What is needed >> For the data below, report the number of lines that contain the string "image" and nothing else.

Provided data >>
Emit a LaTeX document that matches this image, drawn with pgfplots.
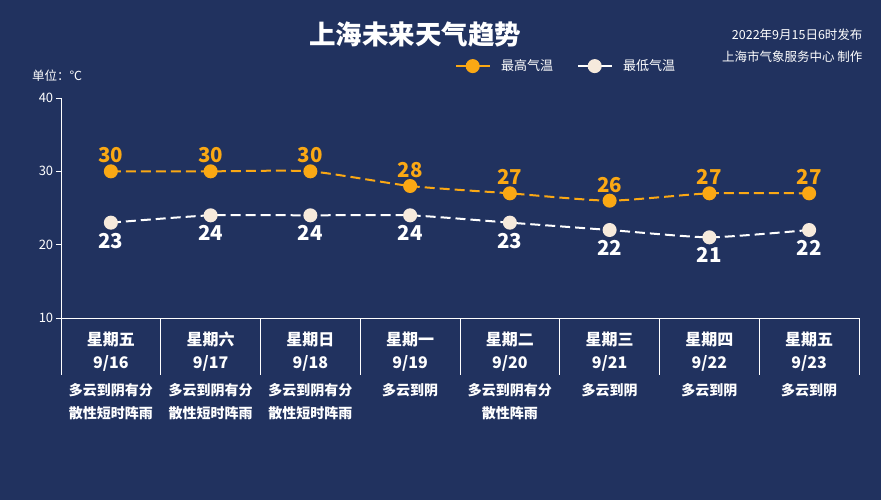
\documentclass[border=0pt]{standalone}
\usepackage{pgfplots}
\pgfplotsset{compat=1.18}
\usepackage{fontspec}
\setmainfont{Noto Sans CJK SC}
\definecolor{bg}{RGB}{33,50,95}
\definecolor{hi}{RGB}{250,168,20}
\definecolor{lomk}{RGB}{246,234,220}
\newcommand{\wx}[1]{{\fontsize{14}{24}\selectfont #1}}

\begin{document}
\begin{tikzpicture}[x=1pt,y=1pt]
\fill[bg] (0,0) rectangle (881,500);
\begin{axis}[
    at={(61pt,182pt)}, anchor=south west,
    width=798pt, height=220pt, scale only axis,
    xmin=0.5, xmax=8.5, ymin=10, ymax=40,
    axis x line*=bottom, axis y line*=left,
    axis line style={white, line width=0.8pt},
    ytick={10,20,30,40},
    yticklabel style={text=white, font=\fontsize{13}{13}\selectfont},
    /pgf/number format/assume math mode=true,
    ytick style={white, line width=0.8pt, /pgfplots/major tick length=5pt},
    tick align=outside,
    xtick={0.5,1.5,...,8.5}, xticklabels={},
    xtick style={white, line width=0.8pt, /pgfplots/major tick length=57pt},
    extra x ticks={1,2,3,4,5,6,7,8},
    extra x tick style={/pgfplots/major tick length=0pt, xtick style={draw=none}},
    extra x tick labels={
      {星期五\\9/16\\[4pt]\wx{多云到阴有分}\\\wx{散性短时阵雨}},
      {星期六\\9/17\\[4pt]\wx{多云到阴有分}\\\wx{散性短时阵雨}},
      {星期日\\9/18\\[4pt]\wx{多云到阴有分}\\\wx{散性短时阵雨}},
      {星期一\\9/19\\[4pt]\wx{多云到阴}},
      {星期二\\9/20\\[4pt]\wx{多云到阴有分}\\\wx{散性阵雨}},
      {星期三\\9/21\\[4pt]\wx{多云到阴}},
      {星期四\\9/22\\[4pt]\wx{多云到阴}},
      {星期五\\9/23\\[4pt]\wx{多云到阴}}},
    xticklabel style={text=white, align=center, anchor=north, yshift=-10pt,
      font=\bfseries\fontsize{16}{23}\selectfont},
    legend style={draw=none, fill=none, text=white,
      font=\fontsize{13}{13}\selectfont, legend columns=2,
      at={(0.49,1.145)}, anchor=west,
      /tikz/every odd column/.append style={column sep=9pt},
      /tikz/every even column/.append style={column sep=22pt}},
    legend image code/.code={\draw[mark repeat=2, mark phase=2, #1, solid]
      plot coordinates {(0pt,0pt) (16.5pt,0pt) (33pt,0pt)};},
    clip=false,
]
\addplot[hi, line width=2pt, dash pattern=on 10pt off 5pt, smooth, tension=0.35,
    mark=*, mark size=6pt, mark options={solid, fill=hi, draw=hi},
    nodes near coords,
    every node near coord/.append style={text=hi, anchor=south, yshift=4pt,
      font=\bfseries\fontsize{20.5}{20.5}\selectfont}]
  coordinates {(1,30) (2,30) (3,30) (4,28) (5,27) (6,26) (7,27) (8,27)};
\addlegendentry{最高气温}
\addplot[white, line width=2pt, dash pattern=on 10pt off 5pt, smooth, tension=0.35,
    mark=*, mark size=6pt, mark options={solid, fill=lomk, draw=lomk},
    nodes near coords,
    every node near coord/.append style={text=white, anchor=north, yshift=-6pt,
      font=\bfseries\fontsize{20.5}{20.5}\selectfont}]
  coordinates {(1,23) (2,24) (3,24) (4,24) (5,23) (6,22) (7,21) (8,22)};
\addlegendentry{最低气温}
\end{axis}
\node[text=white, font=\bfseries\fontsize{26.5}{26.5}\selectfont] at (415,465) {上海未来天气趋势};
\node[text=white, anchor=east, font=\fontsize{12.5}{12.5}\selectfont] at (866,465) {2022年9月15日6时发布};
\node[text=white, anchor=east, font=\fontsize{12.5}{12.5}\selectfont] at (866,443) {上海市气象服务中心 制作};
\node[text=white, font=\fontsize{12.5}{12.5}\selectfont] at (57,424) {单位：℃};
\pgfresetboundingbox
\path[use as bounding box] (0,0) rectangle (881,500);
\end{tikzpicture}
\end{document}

Correct answer >> 2